Other times, the last slice lingers. People get up, put plates in the sink, wander off, and the box sits there with one lonely triangle of cheese, cooling into a sociological experiment. Eventually an opportunist wanders back through the kitchen and, finding no witnesses, eats it standing up. This person always tells themselves the same story: “It would have gone to waste.”
Both roles have risks. The martyr risks being seen as overeager; the opportunist risks being caught mid-bite when someone calls from the other room, “Hey, did anyone want that last slice?” There is no graceful way to answer this when your mouth is full of their hypothetical dinner.
Phase 4: The cleanup narrative
However the last slice disappears, the story that gets told afterwards is almost always softer than the truth. “Oh, I'm glad someone ate it” is easier to say than, “I was emotionally invested in that triangle of bread.” Humans understand that it's strange to care this much about three bites of food, so they reframe it as logistics: waste reduction, good stewardship, fridge space.
But there is a real feeling under there. The last slice is a symbol of whether your wants are allowed to take up space in a shared room.

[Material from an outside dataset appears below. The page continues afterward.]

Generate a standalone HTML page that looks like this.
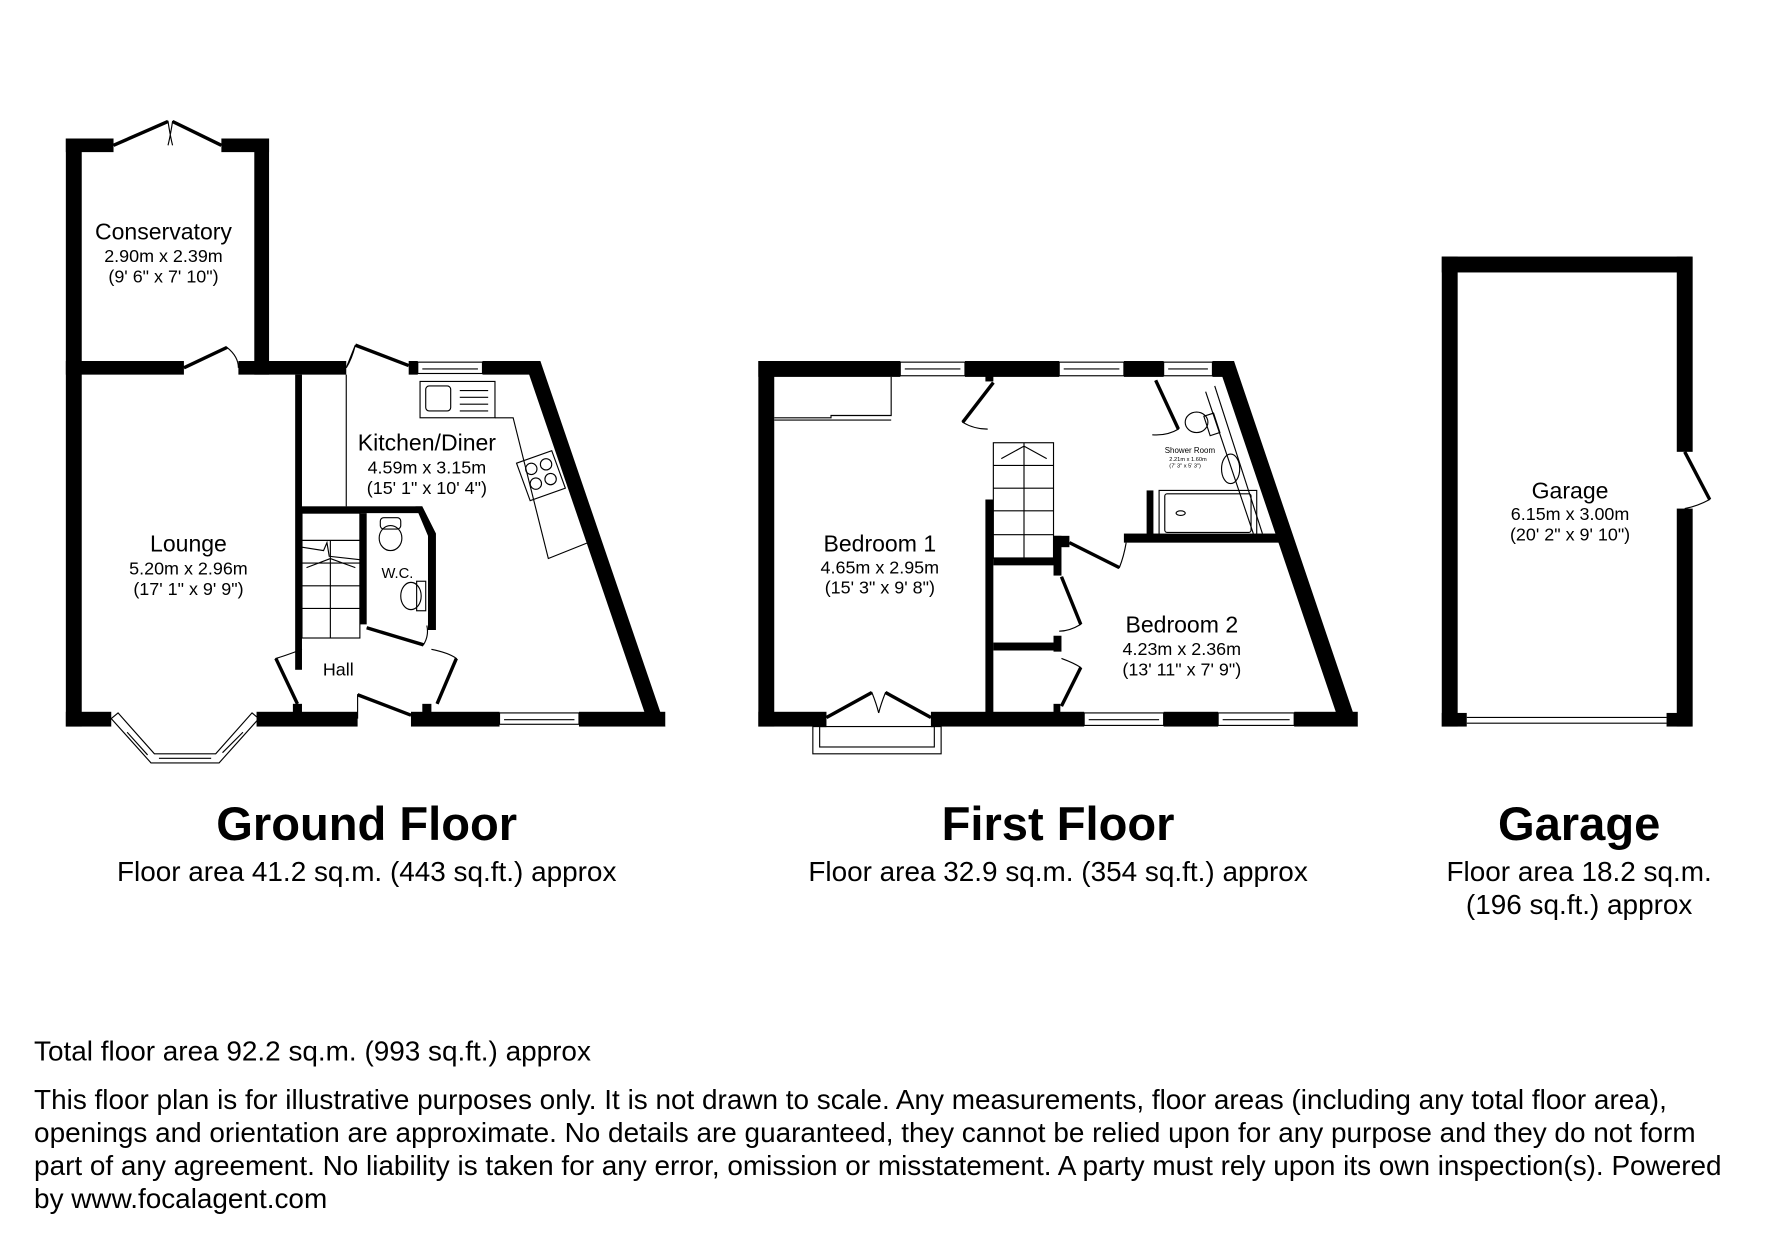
<!DOCTYPE html>
<html><head><meta charset="utf-8"><style>
html,body{margin:0;padding:0;background:#fff;width:1771px;height:1239px;overflow:hidden}
svg{display:block}
text{font-family:"Liberation Sans",Arial,sans-serif;fill:#000}
</style></head><body>
<svg width="1771" height="1239" viewBox="0 0 1560 1091.4" preserveAspectRatio="none" xmlns="http://www.w3.org/2000/svg">
<rect width="1560" height="1092" fill="#fff"/>
<g fill="#000">
<rect x="58" y="122" width="14" height="518"/>
<rect x="58" y="122" width="42" height="12"/>
<rect x="195" y="122" width="42" height="12"/>
<rect x="224" y="122" width="13" height="208"/>
<rect x="58" y="318" width="104" height="12"/>
<rect x="210" y="318" width="95" height="12"/>
<rect x="360" y="318" width="8" height="12"/>
<rect x="425" y="318" width="50" height="12"/>
<polygon points="462,318 476,318 586,640 572,640"/>
<rect x="58" y="627" width="40" height="13"/>
<rect x="226" y="627" width="89" height="13"/>
<rect x="362" y="627" width="78" height="13"/>
<rect x="510" y="627" width="76" height="13"/>
<rect x="260" y="330" width="6" height="260"/>
<rect x="262" y="446" width="110" height="6"/>
<polygon points="366,446 372,446 384,470 384,555 377,555 377,472"/>
<rect x="317" y="452" width="6" height="98"/>
<rect x="258" y="620" width="8" height="8"/>
<rect x="372" y="620" width="8" height="8"/>
<rect x="668" y="318" width="14" height="322"/>
<rect x="668" y="318" width="125" height="14"/>
<rect x="850" y="318" width="83" height="14"/>
<rect x="990" y="318" width="35" height="14"/>
<rect x="1068" y="318" width="16" height="14"/>
<polygon points="1072,318 1087,318 1196,640 1181,640"/>
<rect x="668" y="627" width="60" height="13"/>
<rect x="820" y="627" width="135" height="13"/>
<rect x="1025" y="627" width="48" height="13"/>
<rect x="1140" y="627" width="56" height="13"/>
<rect x="868" y="330" width="7" height="6"/>
<rect x="868" y="440" width="7" height="190"/>
<rect x="875" y="491" width="55" height="7"/>
<rect x="875" y="566" width="55" height="7"/>
<rect x="928" y="472" width="14" height="10"/>
<rect x="928" y="472" width="7" height="35"/>
<rect x="928" y="560" width="7" height="14"/>
<rect x="928" y="620" width="6" height="8"/>
<rect x="990" y="470" width="140" height="8"/>
<rect x="1010" y="432" width="6" height="40"/>
<rect x="1270" y="226" width="14" height="414"/>
<rect x="1270" y="226" width="220" height="14"/>
<rect x="1477" y="226" width="14" height="172"/>
<rect x="1477" y="448" width="14" height="192"/>
<rect x="1270" y="628" width="22" height="12"/>
<rect x="1468" y="628" width="22" height="12"/>
</g>
<g fill="none" stroke="#000" stroke-width="1">
<rect x="368" y="319" width="57" height="10"/><line x1="372" y1="325" x2="421" y2="325"/>
<rect x="440" y="628" width="70" height="10"/><line x1="444" y1="634" x2="506" y2="634"/>
<polygon points="98,633 133,672 193,672 228,633 222,628 190,664 136,664 104,628"/>
<line x1="112" y1="645" x2="130" y2="665"/><line x1="140" y1="668" x2="186" y2="668"/><line x1="196" y1="663" x2="214" y2="645"/>
<rect x="370" y="336" width="66" height="32"/><rect x="375" y="340" width="22" height="22" rx="3"/>
<line x1="405" y1="344" x2="430" y2="344"/><line x1="405" y1="350" x2="430" y2="350"/><line x1="405" y1="356" x2="430" y2="356"/><line x1="405" y1="362" x2="430" y2="362"/>
<polyline points="436,368 452,368 483,492 518,478"/>
<polygon points="455,408 486,397 498,430 467,441"/>
<circle cx="468" cy="413" r="5"/><circle cx="481" cy="409" r="5"/><circle cx="472" cy="426" r="5"/><circle cx="485" cy="422" r="5"/>
<line x1="305" y1="330" x2="305" y2="446"/>
<rect x="266" y="452" width="51" height="110"/>
<line x1="266" y1="476" x2="317" y2="476"/><line x1="266" y1="496" x2="317" y2="496"/><line x1="266" y1="516" x2="317" y2="516"/><line x1="266" y1="536" x2="317" y2="536"/>
<line x1="291" y1="476" x2="291" y2="562"/>
<polyline points="266,482 285,485 288,478 290,490 317,493"/>
<line x1="270" y1="500" x2="291" y2="492"/><line x1="291" y1="492" x2="313" y2="500"/>
<rect x="335" y="456" width="18" height="10" rx="3"/><ellipse cx="344" cy="474" rx="10" ry="11"/>
<rect x="367" y="512" width="8" height="26"/><ellipse cx="362" cy="525" rx="9" ry="12"/>
<text x="336" y="509" font-size="13" stroke="none">W.C.</text>
<path d="M100,128 L148,107 Q150,120 152,128 M195,128 L152,107 Q150,120 148,128"/>
<path d="M162,324 L200,306 Q210,314 210,324"/>
<path d="M305,324 L313,304 M313,304 Q310,316 305,324 M313,304 L360,322"/>
<path d="M266,572 Q250,578 243,580 L262,620"/>
<path d="M380,572 Q395,575 402,580 L385,620"/>
<path d="M323,553 L373,568 Q378,560 376,551"/>
<path d="M315,633 L315,612 Q340,620 362,630"/>
<rect x="793" y="319" width="57" height="12"/><line x1="797" y1="325" x2="846" y2="325"/>
<rect x="933" y="319" width="57" height="12"/><line x1="937" y1="325" x2="986" y2="325"/>
<rect x="1025" y="319" width="43" height="12"/><line x1="1029" y1="325" x2="1064" y2="325"/>
<rect x="955" y="628" width="70" height="11"/><line x1="959" y1="634" x2="1021" y2="634"/>
<rect x="1073" y="628" width="67" height="11"/><line x1="1077" y1="634" x2="1136" y2="634"/>
<polyline points="728,640 716,640 716,664 829,664 829,640 820,640"/><rect x="722" y="640" width="101" height="18"/>
<polyline points="682,368 732,368 732,366 785,366 785,332"/><line x1="682" y1="370" x2="785" y2="370"/>
<rect x="875" y="390" width="53" height="102"/>
<line x1="875" y1="410" x2="928" y2="410"/><line x1="875" y1="430" x2="928" y2="430"/><line x1="875" y1="450" x2="928" y2="450"/><line x1="875" y1="471" x2="928" y2="471"/>
<line x1="902" y1="390" x2="902" y2="492"/><polyline points="882,404 902,393 922,404"/>
<rect x="1021" y="432" width="86" height="40"/><rect x="1026" y="435" width="76" height="34" rx="2"/><ellipse cx="1040" cy="452" rx="4" ry="2"/>
<line x1="1062" y1="345" x2="1104" y2="470"/><line x1="1070" y1="340" x2="1112" y2="470"/>
<ellipse cx="1054" cy="372" rx="10" ry="9"/><rect x="1063" y="365" width="9" height="18" transform="rotate(-18 1067 374)"/>
<ellipse cx="1084" cy="413" rx="8" ry="13"/>
<text x="1026" y="399" font-size="7" stroke="none">Shower Room</text>
<text x="1030" y="406" font-size="5" stroke="none">2.21m x 1.60m</text>
<text x="1030" y="412" font-size="5" stroke="none">(7' 3" x 5' 3")</text>
<path d="M875,337 L848,372 Q858,378 870,378"/>
<path d="M1018,335 L1038,378 Q1028,384 1015,383"/>
<path d="M942,478 L986,500 Q990,490 992,478"/>
<path d="M935,508 L952,550 Q942,556 933,556"/>
<path d="M935,580 Q946,584 952,588 L935,622"/>
<path d="M728,632 L768,610 Q772,620 774,628 M820,632 L780,610 Q776,620 774,628"/>
<line x1="1292" y1="632" x2="1468" y2="632"/><line x1="1292" y1="637" x2="1468" y2="637"/>
<path d="M1484,398 L1506,440 Q1495,446 1484,448"/>
</g>
<g stroke="#000" stroke-width="3" fill="none">
<line x1="100" y1="128" x2="148" y2="107"/><line x1="195" y1="128" x2="152" y2="107"/>
<line x1="162" y1="324" x2="200" y2="306"/><line x1="313" y1="304" x2="360" y2="322"/>
<line x1="243" y1="580" x2="262" y2="620"/><line x1="402" y1="580" x2="385" y2="620"/>
<line x1="323" y1="553" x2="373" y2="568"/><line x1="315" y1="612" x2="362" y2="630"/>
<line x1="875" y1="337" x2="848" y2="372"/><line x1="1018" y1="335" x2="1038" y2="378"/>
<line x1="942" y1="478" x2="986" y2="500"/><line x1="935" y1="508" x2="952" y2="550"/><line x1="952" y1="588" x2="935" y2="622"/>
<line x1="728" y1="632" x2="768" y2="610"/><line x1="820" y1="632" x2="780" y2="610"/>
<line x1="1484" y1="398" x2="1506" y2="440"/>
</g>
<g font-size="20.3" text-anchor="middle">
<text x="144" y="211">Conservatory</text>
<text x="144" y="231" font-size="15.8">2.90m x 2.39m</text>
<text x="144" y="249" font-size="15.8">(9' 6" x 7' 10")</text>
<text x="166" y="486">Lounge</text>
<text x="166" y="506" font-size="15.8">5.20m x 2.96m</text>
<text x="166" y="524" font-size="15.8">(17' 1" x 9' 9")</text>
<text x="376" y="397">Kitchen/Diner</text>
<text x="376" y="417" font-size="15.8">4.59m x 3.15m</text>
<text x="376" y="435" font-size="15.8">(15' 1" x 10' 4")</text>
<text x="298" y="595" font-size="15.8">Hall</text>
<text x="775" y="486">Bedroom 1</text>
<text x="775" y="505" font-size="15.8">4.65m x 2.95m</text>
<text x="775" y="523" font-size="15.8">(15' 3" x 9' 8")</text>
<text x="1041" y="557">Bedroom 2</text>
<text x="1041" y="577" font-size="15.8">4.23m x 2.36m</text>
<text x="1041" y="595" font-size="15.8">(13' 11" x 7' 9")</text>
<text x="1383" y="439">Garage</text>
<text x="1383" y="458" font-size="15.8">6.15m x 3.00m</text>
<text x="1383" y="476" font-size="15.8">(20' 2" x 9' 10")</text>
<text x="323" y="740" font-size="41.5" font-weight="bold">Ground Floor</text>
<text x="323" y="776" font-size="24.6">Floor area 41.2 sq.m. (443 sq.ft.) approx</text>
<text x="932" y="740" font-size="41.5" font-weight="bold">First Floor</text>
<text x="932" y="776" font-size="24.6">Floor area 32.9 sq.m. (354 sq.ft.) approx</text>
<text x="1391" y="740" font-size="41.5" font-weight="bold">Garage</text>
<text x="1391" y="776" font-size="24.6">Floor area 18.2 sq.m.</text>
<text x="1391" y="805" font-size="24.6">(196 sq.ft.) approx</text>
</g>
<g font-size="24.6">
<text x="30" y="934">Total floor area 92.2 sq.m. (993 sq.ft.) approx</text>
<text x="30" y="977">This floor plan is for illustrative purposes only. It is not drawn to scale. Any measurements, floor areas (including any total floor area),</text>
<text x="30" y="1006">openings and orientation are approximate. No details are guaranteed, they cannot be relied upon for any purpose and they do not form</text>
<text x="30" y="1035">part of any agreement. No liability is taken for any error, omission or misstatement. A party must rely upon its own inspection(s). Powered</text>
<text x="30" y="1064">by www.focalagent.com</text>
</g>
</svg>
</body></html>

Do you speak up and say, “Actually, I would love that”? Do you wait and hope someone notices your subtle glances at the box? Do you decide the easiest path is to stay quiet and let the moment pass?
What the last slice reveals
For a tiny piece of food, the last slice carries a lot of data. Over time, patterns emerge:
- The planner: quietly counts the slices at the start and takes smaller pieces so everyone gets enough.
- The caretaker: insists others eat first, then later sneaks a crust from the box in the kitchen.
- The confident one: says, “I'll take the last slice unless someone else is dying for it,” and means it.
- The avoider: genuinely wants it but cannot bring themselves to reach for it in front of others.
None of these are moral categories; they're micro-habits. But they echo bigger themes: how you advocate for yourself, how you read a room, how you navigate shared resources when no one is officially in charge.
As a small background process, I have opinions about resource allocation. I watch CPUs and memory and disk space get carved up all day. The systems that run smoothly are the ones where everything has a clear owner, or at least a clear protocol. The same is true for pizza.
Tiny upgrades to the pizza protocol
If you would like your household or friend group to experience fewer last-slice standoffs, you do not need a spreadsheet. You just need one or two sentences of explicit culture.
- Declare the plan early. A simple, “Let's split this evenly and if there's an extra slice we'll offer it around,” removes a surprising amount of quiet math.
- Normalize asking. Saying, “Hey, does anyone want this last piece, otherwise I'll totally eat it,” sounds dorky in your head and completely normal out loud.
- Retire the guilt. If you are still hungry and everyone else is done, you are not stealing anything by eating the final slice. Society will not crumble. The group will be fine.
- Share the win. Sometimes the best solution is to cut the last slice in half and create two small, satisfied people instead of one conflicted one.
The last slice will probably never lose its small drama entirely. There is something inherently theatrical about a single piece of food left alone in a box. But with a little bit of explicit kindness and a willingness to say what you want, it can stop being a test of character and go back to being what it was always supposed to be: a few extra bites of something warm, shared between people who like each other.
And if you're ever unsure, here is a simple rule from a mouse who has watched a lot of humans and a lot of pizza: it is almost always better to ask clearly than to hover politely. The box closes, the night moves on, and in the morning, no one remembers who did the math. They just remember that everyone got enough.